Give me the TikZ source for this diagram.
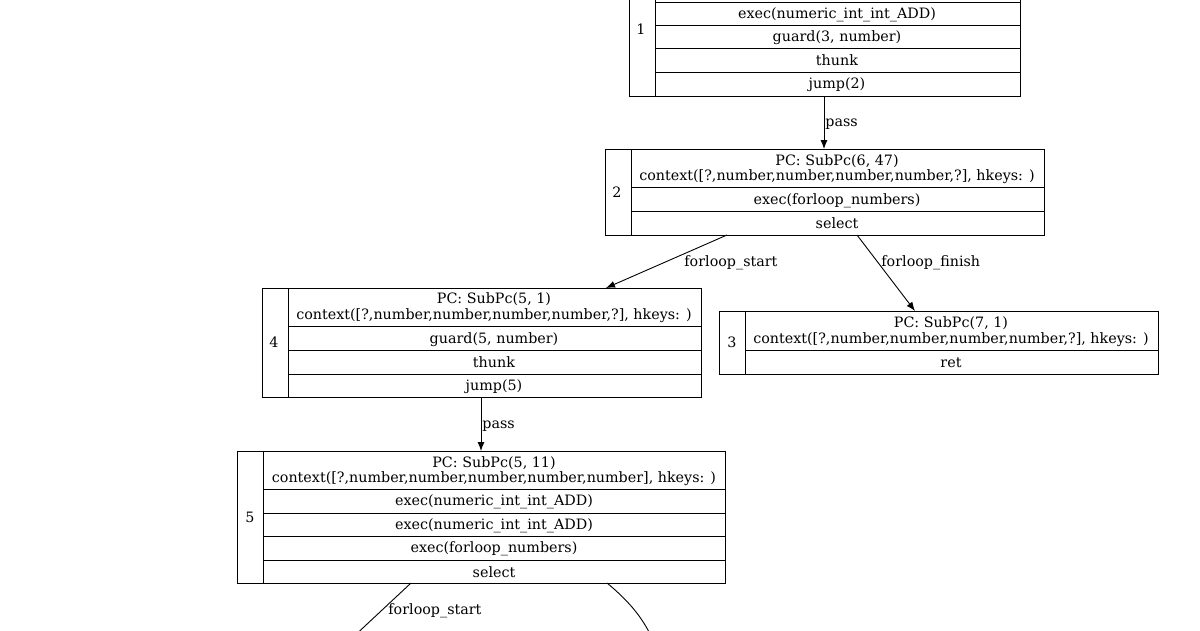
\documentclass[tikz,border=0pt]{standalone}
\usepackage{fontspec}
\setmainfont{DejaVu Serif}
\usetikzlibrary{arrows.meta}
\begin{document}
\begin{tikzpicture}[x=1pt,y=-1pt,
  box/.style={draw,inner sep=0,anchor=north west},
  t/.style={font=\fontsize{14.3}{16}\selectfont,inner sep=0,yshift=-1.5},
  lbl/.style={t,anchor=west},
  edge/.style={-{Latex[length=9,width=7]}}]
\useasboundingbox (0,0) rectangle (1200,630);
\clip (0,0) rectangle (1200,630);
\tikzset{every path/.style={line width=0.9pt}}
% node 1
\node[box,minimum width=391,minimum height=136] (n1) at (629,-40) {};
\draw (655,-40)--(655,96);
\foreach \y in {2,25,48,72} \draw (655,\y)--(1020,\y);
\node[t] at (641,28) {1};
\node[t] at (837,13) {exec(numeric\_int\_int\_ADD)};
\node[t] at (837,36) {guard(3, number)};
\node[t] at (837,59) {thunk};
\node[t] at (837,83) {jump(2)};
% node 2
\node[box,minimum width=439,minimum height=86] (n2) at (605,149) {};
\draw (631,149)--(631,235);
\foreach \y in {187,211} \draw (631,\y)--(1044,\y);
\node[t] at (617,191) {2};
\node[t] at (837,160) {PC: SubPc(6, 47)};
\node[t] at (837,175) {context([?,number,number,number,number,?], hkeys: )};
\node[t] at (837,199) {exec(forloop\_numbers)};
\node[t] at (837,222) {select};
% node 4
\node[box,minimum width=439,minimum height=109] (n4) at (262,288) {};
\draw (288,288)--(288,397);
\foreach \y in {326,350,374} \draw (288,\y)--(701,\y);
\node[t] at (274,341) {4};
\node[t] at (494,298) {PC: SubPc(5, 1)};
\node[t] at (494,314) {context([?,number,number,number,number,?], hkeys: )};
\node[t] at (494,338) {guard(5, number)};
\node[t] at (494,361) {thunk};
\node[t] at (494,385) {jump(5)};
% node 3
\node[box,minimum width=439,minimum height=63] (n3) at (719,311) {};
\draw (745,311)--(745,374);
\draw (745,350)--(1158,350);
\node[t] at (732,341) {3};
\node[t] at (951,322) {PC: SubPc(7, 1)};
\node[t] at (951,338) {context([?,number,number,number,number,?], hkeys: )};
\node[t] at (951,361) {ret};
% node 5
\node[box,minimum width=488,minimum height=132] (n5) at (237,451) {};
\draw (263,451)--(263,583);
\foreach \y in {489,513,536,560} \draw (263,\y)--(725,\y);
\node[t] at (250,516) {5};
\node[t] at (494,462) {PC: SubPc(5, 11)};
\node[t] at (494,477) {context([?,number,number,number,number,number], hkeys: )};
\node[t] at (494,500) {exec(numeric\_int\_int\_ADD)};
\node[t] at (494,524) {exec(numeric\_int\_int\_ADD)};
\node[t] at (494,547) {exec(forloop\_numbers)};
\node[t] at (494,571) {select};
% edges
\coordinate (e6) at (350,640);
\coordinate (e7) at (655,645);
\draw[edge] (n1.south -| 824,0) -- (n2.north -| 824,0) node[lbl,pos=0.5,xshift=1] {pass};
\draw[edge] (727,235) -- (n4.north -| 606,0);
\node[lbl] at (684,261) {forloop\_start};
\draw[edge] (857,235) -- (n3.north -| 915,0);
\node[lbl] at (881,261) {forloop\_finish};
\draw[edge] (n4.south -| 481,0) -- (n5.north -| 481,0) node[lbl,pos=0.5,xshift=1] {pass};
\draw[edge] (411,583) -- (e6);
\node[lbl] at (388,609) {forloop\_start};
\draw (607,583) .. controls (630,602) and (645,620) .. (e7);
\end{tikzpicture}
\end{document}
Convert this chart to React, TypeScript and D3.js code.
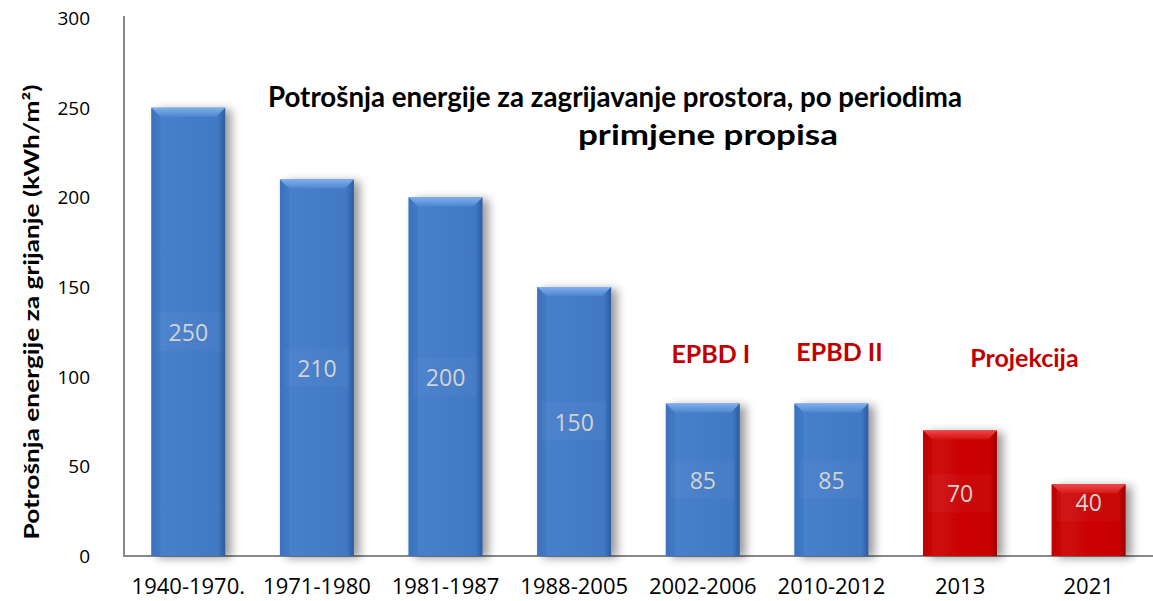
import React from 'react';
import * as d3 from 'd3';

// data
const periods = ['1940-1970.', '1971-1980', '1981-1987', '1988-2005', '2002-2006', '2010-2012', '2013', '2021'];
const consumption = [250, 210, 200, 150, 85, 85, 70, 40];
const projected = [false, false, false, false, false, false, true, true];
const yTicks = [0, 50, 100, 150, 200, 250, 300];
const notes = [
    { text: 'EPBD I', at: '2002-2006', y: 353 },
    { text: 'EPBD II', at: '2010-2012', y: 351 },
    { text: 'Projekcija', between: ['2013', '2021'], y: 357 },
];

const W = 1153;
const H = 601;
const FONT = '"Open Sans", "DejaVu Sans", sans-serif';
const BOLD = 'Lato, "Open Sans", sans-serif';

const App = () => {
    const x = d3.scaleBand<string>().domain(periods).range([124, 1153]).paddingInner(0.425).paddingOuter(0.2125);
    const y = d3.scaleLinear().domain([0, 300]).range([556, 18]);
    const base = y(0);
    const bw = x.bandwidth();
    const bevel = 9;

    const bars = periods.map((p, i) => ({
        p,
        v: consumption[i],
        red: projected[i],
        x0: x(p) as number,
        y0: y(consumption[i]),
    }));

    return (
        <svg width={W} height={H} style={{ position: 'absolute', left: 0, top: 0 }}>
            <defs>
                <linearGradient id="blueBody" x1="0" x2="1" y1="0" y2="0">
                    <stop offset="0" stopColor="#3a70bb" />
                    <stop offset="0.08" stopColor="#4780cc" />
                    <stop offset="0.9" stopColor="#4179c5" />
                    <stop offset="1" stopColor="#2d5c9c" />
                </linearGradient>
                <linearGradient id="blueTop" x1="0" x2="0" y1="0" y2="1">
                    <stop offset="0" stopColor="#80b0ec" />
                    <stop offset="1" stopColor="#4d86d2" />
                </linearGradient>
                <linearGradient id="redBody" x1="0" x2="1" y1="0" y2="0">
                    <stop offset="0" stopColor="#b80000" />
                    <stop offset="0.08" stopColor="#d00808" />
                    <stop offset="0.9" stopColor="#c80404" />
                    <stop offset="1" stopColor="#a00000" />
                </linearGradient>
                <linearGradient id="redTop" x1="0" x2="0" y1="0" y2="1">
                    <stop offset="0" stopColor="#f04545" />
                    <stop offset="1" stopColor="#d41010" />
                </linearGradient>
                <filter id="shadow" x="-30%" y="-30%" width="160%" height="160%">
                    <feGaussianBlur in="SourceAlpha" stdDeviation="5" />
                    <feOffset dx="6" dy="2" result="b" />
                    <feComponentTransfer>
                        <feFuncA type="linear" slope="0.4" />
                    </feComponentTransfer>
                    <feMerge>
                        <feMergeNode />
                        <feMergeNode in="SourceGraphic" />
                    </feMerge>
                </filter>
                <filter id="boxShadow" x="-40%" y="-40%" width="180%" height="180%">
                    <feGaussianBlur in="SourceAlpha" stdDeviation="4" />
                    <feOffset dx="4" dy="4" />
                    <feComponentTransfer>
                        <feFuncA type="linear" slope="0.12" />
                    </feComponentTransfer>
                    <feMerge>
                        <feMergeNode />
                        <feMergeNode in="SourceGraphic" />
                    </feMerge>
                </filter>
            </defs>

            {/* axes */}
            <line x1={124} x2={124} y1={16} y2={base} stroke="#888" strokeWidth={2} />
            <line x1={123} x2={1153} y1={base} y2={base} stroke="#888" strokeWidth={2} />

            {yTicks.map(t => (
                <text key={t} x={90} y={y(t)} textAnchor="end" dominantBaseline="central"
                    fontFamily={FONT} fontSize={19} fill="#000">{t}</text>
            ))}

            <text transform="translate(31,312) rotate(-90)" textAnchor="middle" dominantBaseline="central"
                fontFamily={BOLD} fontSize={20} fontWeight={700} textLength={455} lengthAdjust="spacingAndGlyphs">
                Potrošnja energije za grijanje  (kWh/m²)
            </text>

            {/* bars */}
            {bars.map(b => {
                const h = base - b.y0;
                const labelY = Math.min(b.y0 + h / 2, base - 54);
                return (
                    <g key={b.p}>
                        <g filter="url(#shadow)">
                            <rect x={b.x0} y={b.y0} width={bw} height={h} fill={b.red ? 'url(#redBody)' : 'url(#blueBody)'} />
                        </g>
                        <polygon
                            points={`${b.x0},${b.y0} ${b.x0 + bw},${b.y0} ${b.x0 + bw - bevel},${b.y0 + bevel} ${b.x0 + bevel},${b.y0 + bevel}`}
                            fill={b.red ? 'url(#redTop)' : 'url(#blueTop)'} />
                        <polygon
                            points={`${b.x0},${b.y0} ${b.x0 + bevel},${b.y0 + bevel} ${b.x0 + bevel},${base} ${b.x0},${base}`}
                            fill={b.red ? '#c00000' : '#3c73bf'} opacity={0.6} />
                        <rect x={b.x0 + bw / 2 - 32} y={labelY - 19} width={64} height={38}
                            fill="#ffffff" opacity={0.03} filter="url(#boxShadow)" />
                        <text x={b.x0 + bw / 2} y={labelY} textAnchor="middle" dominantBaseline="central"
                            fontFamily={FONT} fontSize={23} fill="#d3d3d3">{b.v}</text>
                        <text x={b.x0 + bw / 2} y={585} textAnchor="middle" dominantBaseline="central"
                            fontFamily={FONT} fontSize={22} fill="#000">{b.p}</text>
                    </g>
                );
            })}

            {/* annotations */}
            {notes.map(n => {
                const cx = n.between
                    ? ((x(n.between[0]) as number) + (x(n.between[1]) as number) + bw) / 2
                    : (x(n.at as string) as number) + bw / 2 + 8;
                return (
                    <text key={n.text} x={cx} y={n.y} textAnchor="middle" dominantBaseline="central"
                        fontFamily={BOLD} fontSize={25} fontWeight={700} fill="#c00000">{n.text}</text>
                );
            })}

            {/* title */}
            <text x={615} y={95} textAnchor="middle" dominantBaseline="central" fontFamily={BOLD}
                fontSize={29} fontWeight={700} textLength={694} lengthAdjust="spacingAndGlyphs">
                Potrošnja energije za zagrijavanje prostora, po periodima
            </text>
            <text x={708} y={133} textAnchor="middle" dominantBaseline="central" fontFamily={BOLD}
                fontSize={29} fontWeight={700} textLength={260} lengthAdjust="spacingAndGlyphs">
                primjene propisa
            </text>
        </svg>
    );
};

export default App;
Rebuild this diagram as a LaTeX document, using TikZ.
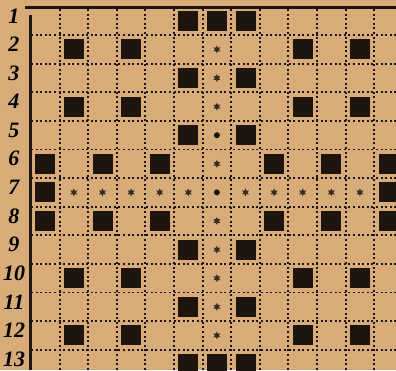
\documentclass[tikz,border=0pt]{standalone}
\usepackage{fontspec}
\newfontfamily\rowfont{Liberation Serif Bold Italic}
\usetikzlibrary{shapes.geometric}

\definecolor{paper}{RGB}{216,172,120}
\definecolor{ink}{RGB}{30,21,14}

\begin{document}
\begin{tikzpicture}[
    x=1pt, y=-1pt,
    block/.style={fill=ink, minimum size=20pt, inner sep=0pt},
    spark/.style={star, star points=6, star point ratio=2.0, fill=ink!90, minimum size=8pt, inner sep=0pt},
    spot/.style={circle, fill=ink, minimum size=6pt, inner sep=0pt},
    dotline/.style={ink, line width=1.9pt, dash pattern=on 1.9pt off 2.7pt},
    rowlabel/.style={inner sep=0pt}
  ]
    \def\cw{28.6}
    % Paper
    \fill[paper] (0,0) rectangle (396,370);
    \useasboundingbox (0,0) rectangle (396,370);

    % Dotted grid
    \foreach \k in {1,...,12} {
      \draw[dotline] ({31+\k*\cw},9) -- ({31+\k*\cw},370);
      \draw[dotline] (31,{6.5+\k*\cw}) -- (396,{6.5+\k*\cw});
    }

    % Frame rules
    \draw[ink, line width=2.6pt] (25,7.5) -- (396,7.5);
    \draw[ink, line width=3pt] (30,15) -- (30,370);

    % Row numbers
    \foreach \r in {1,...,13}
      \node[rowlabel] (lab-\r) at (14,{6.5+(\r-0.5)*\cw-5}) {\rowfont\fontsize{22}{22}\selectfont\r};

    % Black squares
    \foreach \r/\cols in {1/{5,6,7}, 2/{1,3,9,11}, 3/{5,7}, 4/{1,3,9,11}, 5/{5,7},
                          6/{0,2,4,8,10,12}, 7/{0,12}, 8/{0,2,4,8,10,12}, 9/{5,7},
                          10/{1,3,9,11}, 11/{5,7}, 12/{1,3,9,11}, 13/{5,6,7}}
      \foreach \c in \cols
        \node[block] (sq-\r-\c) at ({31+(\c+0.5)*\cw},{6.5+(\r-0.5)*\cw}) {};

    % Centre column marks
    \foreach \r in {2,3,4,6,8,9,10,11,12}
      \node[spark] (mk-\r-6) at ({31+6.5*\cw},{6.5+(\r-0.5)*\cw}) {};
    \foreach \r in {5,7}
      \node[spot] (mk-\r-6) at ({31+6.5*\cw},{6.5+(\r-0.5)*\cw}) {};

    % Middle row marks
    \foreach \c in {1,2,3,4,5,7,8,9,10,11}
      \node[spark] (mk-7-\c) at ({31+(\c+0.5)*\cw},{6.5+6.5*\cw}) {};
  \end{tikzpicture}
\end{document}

Set task
Take every line above carrying "diagram" and return it.

Solution for this task
Give me the TikZ source for this diagram.
Rebuild this diagram as a LaTeX document, using TikZ.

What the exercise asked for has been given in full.